Having started in video and digital graphics when it was an obscure field, with few available courses, it has been an interesting life experience to see video and digital image-making go mainstream, and grow to the extent that the average person may discuss the latest special effects in a film with knowledge or use an Adobe product for a school project or a business presentation. While many in the field express concern over everyone thinking they know all about digital media, I have found the democratic nature of media-making today exciting. Now just about anyone can find and use tools to create a message with pictures, video and sound. Just a decade ago the average graduate student couldn’t imagine a research paper requiring images, or a language and literacy class that focused on the analysis of images and their use, but now those are exactly the assignments being given at the university level.
While some like to emphasize that what we think of as traditional literacy is still more important (and it is), I like to emphasize the expansion of the concept of literacy. 21st century digital tools have brought another dimension into the mix, no less important than the century when every book no longer needed to be hand-written and could be churned out for a mass market, with as much impact as the first day a citizen could pick up a newspaper. Technology has made the participation potential of every citizen possible and as chaotic as it seems, there is something to be said for watching a Twitter feed during a presidential candidate’s speech or downloading a video from a cellphone being held in someone’s hand on a street in Iran or Syria. There is something to posting a video on an important topic on YouTube, and then queuing up videos from people with similar interests and being able to provide feedback in the form of comments, the day of the post, or a month later.

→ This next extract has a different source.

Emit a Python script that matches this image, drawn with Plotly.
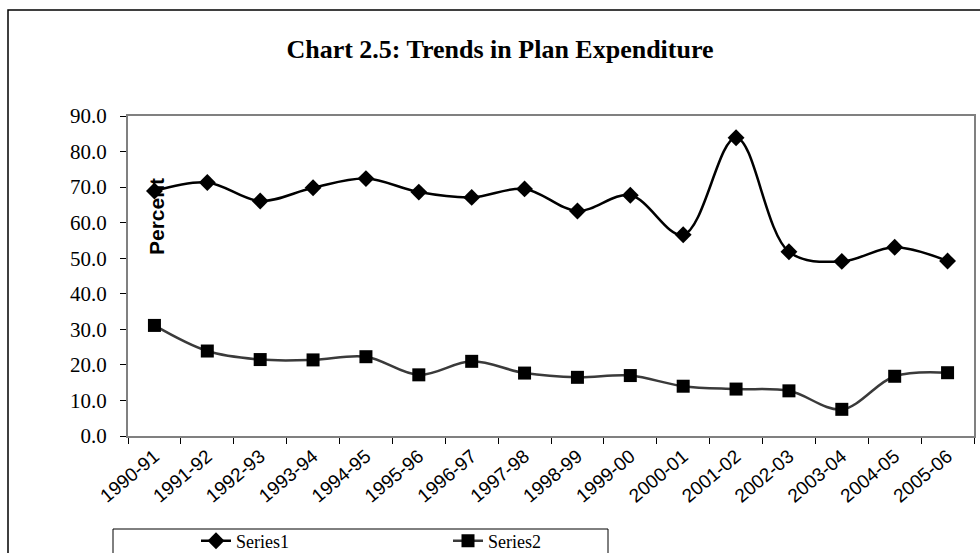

A real turning point for me, after many years of digital media creation was reading “Confronting the Challenges of Participatory Culture:Media Education for the 21st Century” by Henry Jenkins, then out of the comparative media studies program at MIT and now at the University of Southern California. Jenkins makes a strong case for media skills as a new literacy in the 21st century. For Jenkins, media skills allow participation in culture and empowers individuals to interact, create, and communicate. The challenge, says Jenkins, is for educational institutions to teach the relevant skills for participation, rather than discounting these skills. For Jenkins these skills are not just technology or computing skills, but entail a broader view of media literacy. His view involves a cluster of skills including play, performance, simulation, appropriation, multitasking, distributed cognition, collective intelligence, judgment, trans-media navigation, networking and negotiation.
For large parts of the world media literacy may still seem like a sideline to basic reading, writing and math skills. Something to do after those things have been mastered. Still there is a powerful case to be made for integrating media skills in with traditional skills, as not just a means to learn new media skills, but to enhance and promote the basic learning itself.